• **TASK DESCRIPTION**
Copy everything in the data below exactly except the pictures.

╔══

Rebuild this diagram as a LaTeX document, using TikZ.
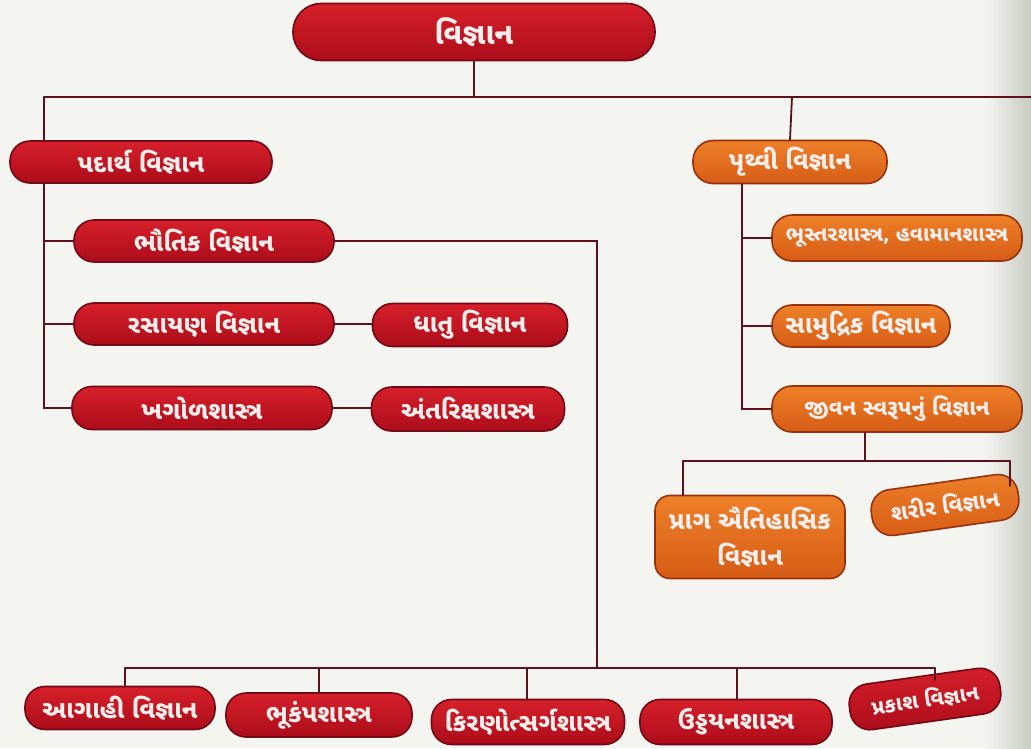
\documentclass[tikz,border=0pt]{standalone}
\usepackage{fontspec}
\newfontfamily\guj[Script=Gujarati]{Noto Sans Gujarati UI}
\definecolor{pagebg}{RGB}{244,244,241}
\definecolor{pageedge}{RGB}{200,204,194}
\definecolor{redtop}{RGB}{214,32,42}
\definecolor{redbot}{RGB}{172,12,26}
\definecolor{redline}{RGB}{112,10,22}
\definecolor{ortop}{RGB}{238,128,40}
\definecolor{orbot}{RGB}{214,92,22}
\definecolor{orline}{RGB}{150,50,16}
\definecolor{wire}{RGB}{92,18,30}
\definecolor{label}{RGB}{255,238,236}
\begin{document}
\begin{tikzpicture}[x=1pt,y=-1pt,
  box/.style={rectangle, rounded corners=20pt, line width=1.6pt, inner sep=0pt,
    align=center, text=label, font=\guj\bfseries\fontsize{25}{30}\selectfont},
  redbox/.style={box, draw=redline, top color=redtop, bottom color=redbot},
  orbox/.style={box, draw=orline, top color=ortop, bottom color=orbot},
  conn/.style={draw=wire, line width=1.8pt, line cap=round}]
  % page
  \fill[pagebg] (0,0) rectangle (1031,748);
  \shade[left color=pagebg, right color=pageedge] (985,0) rectangle (1031,748);
  \useasboundingbox (0,0) rectangle (1031,748);

  % root
  \node[redbox, minimum width=362pt, minimum height=57pt, rounded corners=28pt,
        font=\guj\bfseries\fontsize{30}{34}\selectfont] (sci) at (474,32) {વિજ્ઞાન};

  % left branch
  \node[redbox, minimum width=262pt, minimum height=42pt] (pad) at (141,162) {પદાર્થ વિજ્ઞાન};
  \node[redbox, minimum width=260pt, minimum height=42pt] (bha) at (204,241) {ભૌતિક વિજ્ઞાન};
  \node[redbox, minimum width=260pt, minimum height=42pt] (ras) at (204,324) {રસાયણ વિજ્ઞાન};
  \node[redbox, minimum width=195pt, minimum height=43pt] (dha) at (470,325) {ધાતુ વિજ્ઞાન};
  \node[redbox, minimum width=260pt, minimum height=43pt] (kha) at (202,408) {ખગોળશાસ્ત્ર};
  \node[redbox, minimum width=193pt, minimum height=44pt] (ant) at (468,409) {અંતરિક્ષશાસ્ત્ર};

  % right branch
  \node[orbox, minimum width=194pt, minimum height=43pt] (pru) at (790,162) {પૃથ્વી વિજ્ઞાન};
  \node[orbox, minimum width=250pt, minimum height=46pt,
        font=\guj\bfseries\fontsize{21}{26}\selectfont] (bhu) at (897,238) {ભૂસ્તરશાસ્ત્ર, હવામાનશાસ્ત્ર};
  \node[orbox, minimum width=178pt, minimum height=42pt] (sam) at (861,326) {સામુદ્રિક વિજ્ઞાન};
  \node[orbox, minimum width=250pt, minimum height=46pt,
        font=\guj\bfseries\fontsize{22}{26}\selectfont] (jiv) at (897,409) {જીવન સ્વરૂપનું વિજ્ઞાન};
  \node[orbox, minimum width=190pt, minimum height=83pt, rounded corners=15pt,
        font=\guj\bfseries\fontsize{25}{36}\selectfont] (prag) at (750,537) {પ્રાગ ઐતિહાસિક\\વિજ્ઞાન};
  \node[orbox, minimum width=148pt, minimum height=46pt, rotate=8,
        font=\guj\bfseries\fontsize{22}{26}\selectfont] (sha) at (945,505) {શરીર વિજ્ઞાન};

  % applied sciences along the bottom
  \node[redbox, minimum width=190pt, minimum height=43pt] (aag) at (120,708) {આગાહી વિજ્ઞાન};
  \node[redbox, minimum width=186pt, minimum height=44pt] (bhuk) at (319,715) {ભૂકંપશાસ્ત્ર};
  \node[redbox, minimum width=193pt, minimum height=45pt] (kir) at (528,722) {કિરણોત્સર્ગશાસ્ત્ર};
  \node[redbox, minimum width=192pt, minimum height=45pt] (udd) at (736,722) {ઉડ્ડયનશાસ્ત્ર};
  \node[redbox, minimum width=152pt, minimum height=46pt, rotate=8,
        font=\guj\bfseries\fontsize{21}{26}\selectfont] (prak) at (925,699) {પ્રકાશ વિજ્ઞાન};

  % junction points
  \coordinate (hub) at (474,97);
  \coordinate (tl) at (44,97);
  \coordinate (tr) at (792,97);
  \coordinate (edge) at (1031,97);
  \coordinate (lt) at (44,0);
  \coordinate (rt) at (742,0);
  \coordinate (down) at (597,668);
  \coordinate (jb) at (865,461);
  \coordinate (jl) at (683,461);
  \coordinate (jr) at (1010,461);
  \coordinate (bl) at (125,668);
  \coordinate (br) at (935,668);

  % top level
  \draw[conn] (sci.south) -- (hub);
  \draw[conn] (tl) -- (edge);
  \draw[conn] (tl) -- (lt |- pad.north);
  \draw[conn] (tr) -- (pru.north);

  % left tree
  \draw[conn] (lt |- pad.south) -- (lt |- kha.west) -- (kha.west);
  \draw[conn] (lt |- bha.west) -- (bha.west);
  \draw[conn] (lt |- ras.west) -- (ras.west);
  \draw[conn] (ras.east) -- (ras.east -| dha.west);
  \draw[conn] (kha.east) -- (kha.east -| ant.west);
  \draw[conn] (bha.east) -| (down);

  % right tree
  \draw[conn] (rt |- pru.south) -- (rt |- jiv.west) -- (jiv.west);
  \draw[conn] (rt |- bhu.west) -- (bhu.west);
  \draw[conn] (rt |- sam.west) -- (sam.west);
  \draw[conn] (jb |- jiv.south) -- (jb);
  \draw[conn] (jl) -- (jr);
  \draw[conn] (jl) -- (jl |- prag.north);
  \draw[conn] (jr) -- (1010,486);

  % bottom row
  \draw[conn] (bl) -- (br);
  \draw[conn] (bl) -- (125,687);
  \draw[conn] (319,668) -- (bhuk.north);
  \draw[conn] (527,668) -- (527,700);
  \draw[conn] (737,668) -- (737,700);
  \draw[conn] (br) -- (935,680);
\end{tikzpicture}
\end{document}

╚══

• **EXERCISE ANSWER**
Rebuild this diagram as a LaTeX document, using TikZ.
\documentclass[tikz,border=0pt]{standalone}
\usepackage{fontspec}
\newfontfamily\guj[Script=Gujarati]{Noto Sans Gujarati UI}
\definecolor{pagebg}{RGB}{244,244,241}
\definecolor{pageedge}{RGB}{200,204,194}
\definecolor{redtop}{RGB}{214,32,42}
\definecolor{redbot}{RGB}{172,12,26}
\definecolor{redline}{RGB}{112,10,22}
\definecolor{ortop}{RGB}{238,128,40}
\definecolor{orbot}{RGB}{214,92,22}
\definecolor{orline}{RGB}{150,50,16}
\definecolor{wire}{RGB}{92,18,30}
\definecolor{label}{RGB}{255,238,236}
\begin{document}
\begin{tikzpicture}[x=1pt,y=-1pt,
  box/.style={rectangle, rounded corners=20pt, line width=1.6pt, inner sep=0pt,
    align=center, text=label, font=\guj\bfseries\fontsize{25}{30}\selectfont},
  redbox/.style={box, draw=redline, top color=redtop, bottom color=redbot},
  orbox/.style={box, draw=orline, top color=ortop, bottom color=orbot},
  conn/.style={draw=wire, line width=1.8pt, line cap=round}]
  % page
  \fill[pagebg] (0,0) rectangle (1031,748);
  \shade[left color=pagebg, right color=pageedge] (985,0) rectangle (1031,748);
  \useasboundingbox (0,0) rectangle (1031,748);

  % root
  \node[redbox, minimum width=362pt, minimum height=57pt, rounded corners=28pt,
        font=\guj\bfseries\fontsize{30}{34}\selectfont] (sci) at (474,32) {વિજ્ઞાન};

  % left branch
  \node[redbox, minimum width=262pt, minimum height=42pt] (pad) at (141,162) {પદાર્થ વિજ્ઞાન};
  \node[redbox, minimum width=260pt, minimum height=42pt] (bha) at (204,241) {ભૌતિક વિજ્ઞાન};
  \node[redbox, minimum width=260pt, minimum height=42pt] (ras) at (204,324) {રસાયણ વિજ્ઞાન};
  \node[redbox, minimum width=195pt, minimum height=43pt] (dha) at (470,325) {ધાતુ વિજ્ઞાન};
  \node[redbox, minimum width=260pt, minimum height=43pt] (kha) at (202,408) {ખગોળશાસ્ત્ર};
  \node[redbox, minimum width=193pt, minimum height=44pt] (ant) at (468,409) {અંતરિક્ષશાસ્ત્ર};

  % right branch
  \node[orbox, minimum width=194pt, minimum height=43pt] (pru) at (790,162) {પૃથ્વી વિજ્ઞાન};
  \node[orbox, minimum width=250pt, minimum height=46pt,
        font=\guj\bfseries\fontsize{21}{26}\selectfont] (bhu) at (897,238) {ભૂસ્તરશાસ્ત્ર, હવામાનશાસ્ત્ર};
  \node[orbox, minimum width=178pt, minimum height=42pt] (sam) at (861,326) {સામુદ્રિક વિજ્ઞાન};
  \node[orbox, minimum width=250pt, minimum height=46pt,
        font=\guj\bfseries\fontsize{22}{26}\selectfont] (jiv) at (897,409) {જીવન સ્વરૂપનું વિજ્ઞાન};
  \node[orbox, minimum width=190pt, minimum height=83pt, rounded corners=15pt,
        font=\guj\bfseries\fontsize{25}{36}\selectfont] (prag) at (750,537) {પ્રાગ ઐતિહાસિક\\વિજ્ઞાન};
  \node[orbox, minimum width=148pt, minimum height=46pt, rotate=8,
        font=\guj\bfseries\fontsize{22}{26}\selectfont] (sha) at (945,505) {શરીર વિજ્ઞાન};

  % applied sciences along the bottom
  \node[redbox, minimum width=190pt, minimum height=43pt] (aag) at (120,708) {આગાહી વિજ્ઞાન};
  \node[redbox, minimum width=186pt, minimum height=44pt] (bhuk) at (319,715) {ભૂકંપશાસ્ત્ર};
  \node[redbox, minimum width=193pt, minimum height=45pt] (kir) at (528,722) {કિરણોત્સર્ગશાસ્ત્ર};
  \node[redbox, minimum width=192pt, minimum height=45pt] (udd) at (736,722) {ઉડ્ડયનશાસ્ત્ર};
  \node[redbox, minimum width=152pt, minimum height=46pt, rotate=8,
        font=\guj\bfseries\fontsize{21}{26}\selectfont] (prak) at (925,699) {પ્રકાશ વિજ્ઞાન};

  % junction points
  \coordinate (hub) at (474,97);
  \coordinate (tl) at (44,97);
  \coordinate (tr) at (792,97);
  \coordinate (edge) at (1031,97);
  \coordinate (lt) at (44,0);
  \coordinate (rt) at (742,0);
  \coordinate (down) at (597,668);
  \coordinate (jb) at (865,461);
  \coordinate (jl) at (683,461);
  \coordinate (jr) at (1010,461);
  \coordinate (bl) at (125,668);
  \coordinate (br) at (935,668);

  % top level
  \draw[conn] (sci.south) -- (hub);
  \draw[conn] (tl) -- (edge);
  \draw[conn] (tl) -- (lt |- pad.north);
  \draw[conn] (tr) -- (pru.north);

  % left tree
  \draw[conn] (lt |- pad.south) -- (lt |- kha.west) -- (kha.west);
  \draw[conn] (lt |- bha.west) -- (bha.west);
  \draw[conn] (lt |- ras.west) -- (ras.west);
  \draw[conn] (ras.east) -- (ras.east -| dha.west);
  \draw[conn] (kha.east) -- (kha.east -| ant.west);
  \draw[conn] (bha.east) -| (down);

  % right tree
  \draw[conn] (rt |- pru.south) -- (rt |- jiv.west) -- (jiv.west);
  \draw[conn] (rt |- bhu.west) -- (bhu.west);
  \draw[conn] (rt |- sam.west) -- (sam.west);
  \draw[conn] (jb |- jiv.south) -- (jb);
  \draw[conn] (jl) -- (jr);
  \draw[conn] (jl) -- (jl |- prag.north);
  \draw[conn] (jr) -- (1010,486);

  % bottom row
  \draw[conn] (bl) -- (br);
  \draw[conn] (bl) -- (125,687);
  \draw[conn] (319,668) -- (bhuk.north);
  \draw[conn] (527,668) -- (527,700);
  \draw[conn] (737,668) -- (737,700);
  \draw[conn] (br) -- (935,680);
\end{tikzpicture}
\end{document}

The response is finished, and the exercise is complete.